Three phase corrosion of pipeline steel: Size effects of deposited solids under water droplets and an oil diffusion barrier

Abstract

Existing studies have examined either under deposit corrosion in bulk solutions or underoil droplet corrosion without deposits. Yet, neither of these scenarios represents the conditions existing within a diluted bitumen pipeline where underoil droplet corrosion occurs in tandem with under deposit corrosion. Herein, this industrially important 3-phase system – solid deposit, aqueous droplet, oil cover – is studied for the first time. In particular, the relationship between varying deposit particle size and underoil droplet corrosion is established. Scanning electron microscopy coupled with profilometry was used to monitor droplet corrosion over time for API-X100 pipeline steel covered with different sized silica particles underneath simulated diluted bitumen.
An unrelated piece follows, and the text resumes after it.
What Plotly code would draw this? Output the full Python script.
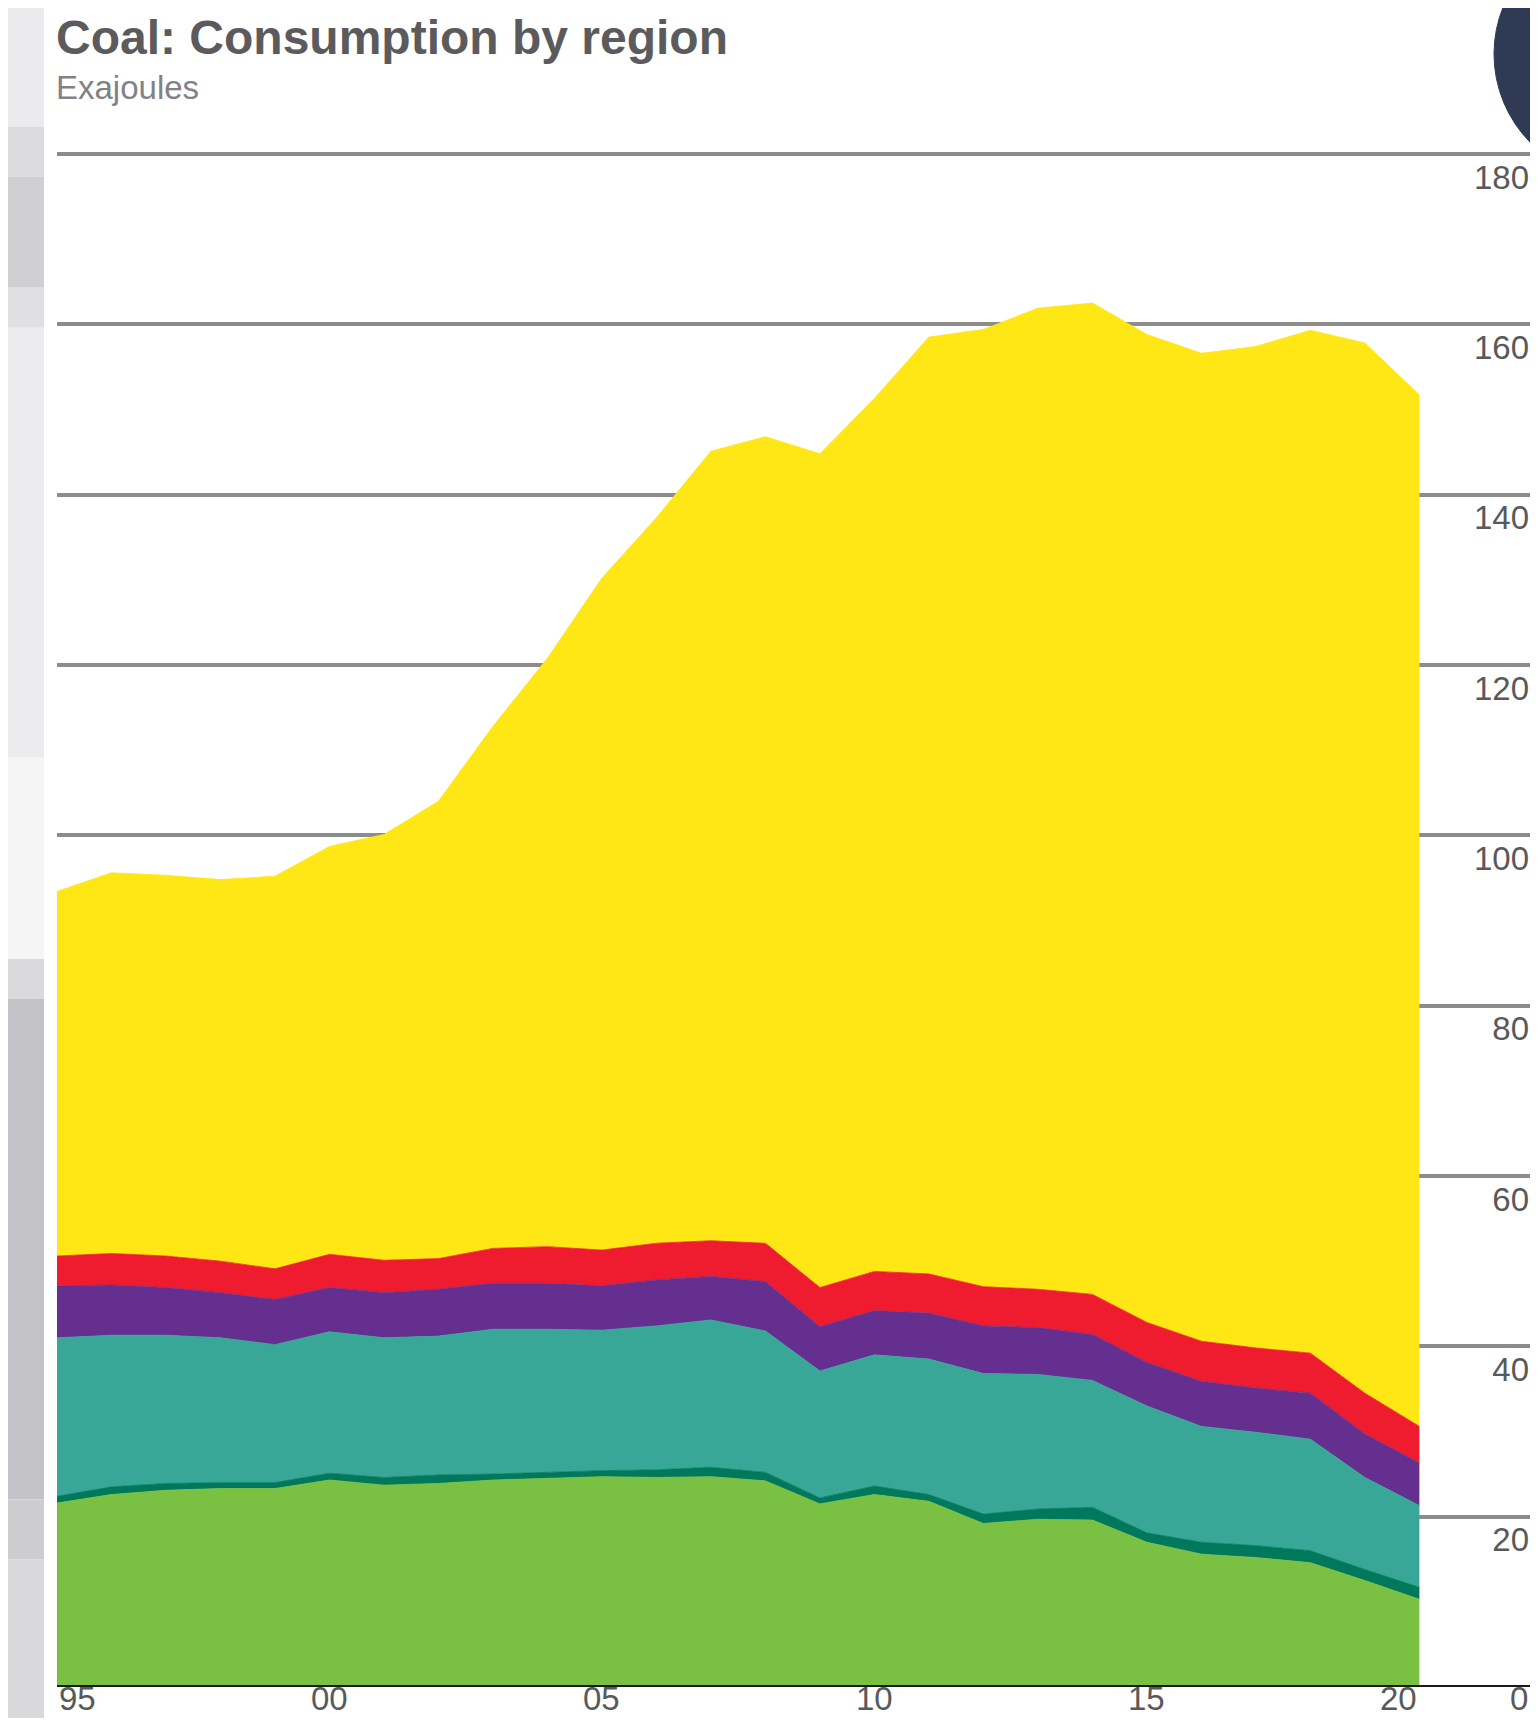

A zero resistance ammeter was used to validate the observed corrosion from the immersion experiments. The data indicate that localized corrosion coupled with uniform corrosion occurred beneath the large (80% of the cumulative particle size distribution less than 540 µm) and small (80% of the cumulative particle size distribution less than 43 µm) silica covered underoil droplets on API-X100 pipeline steels after 24 h of exposure. The underoil droplet corrosion of silica covered steel has maximum localized penetration predominantly around the silica pile perimeter. With continued exposure, up to 240 h, the corrosion beneath the two sizes of silica continues to develop with a difference in rate. The maximum penetration rate (13.58±0.76 mm/year) of localized corrosion under the large silica particles was higher than that (10.02±0.87 mm/year) of the localized corrosion beneath the small silica particles.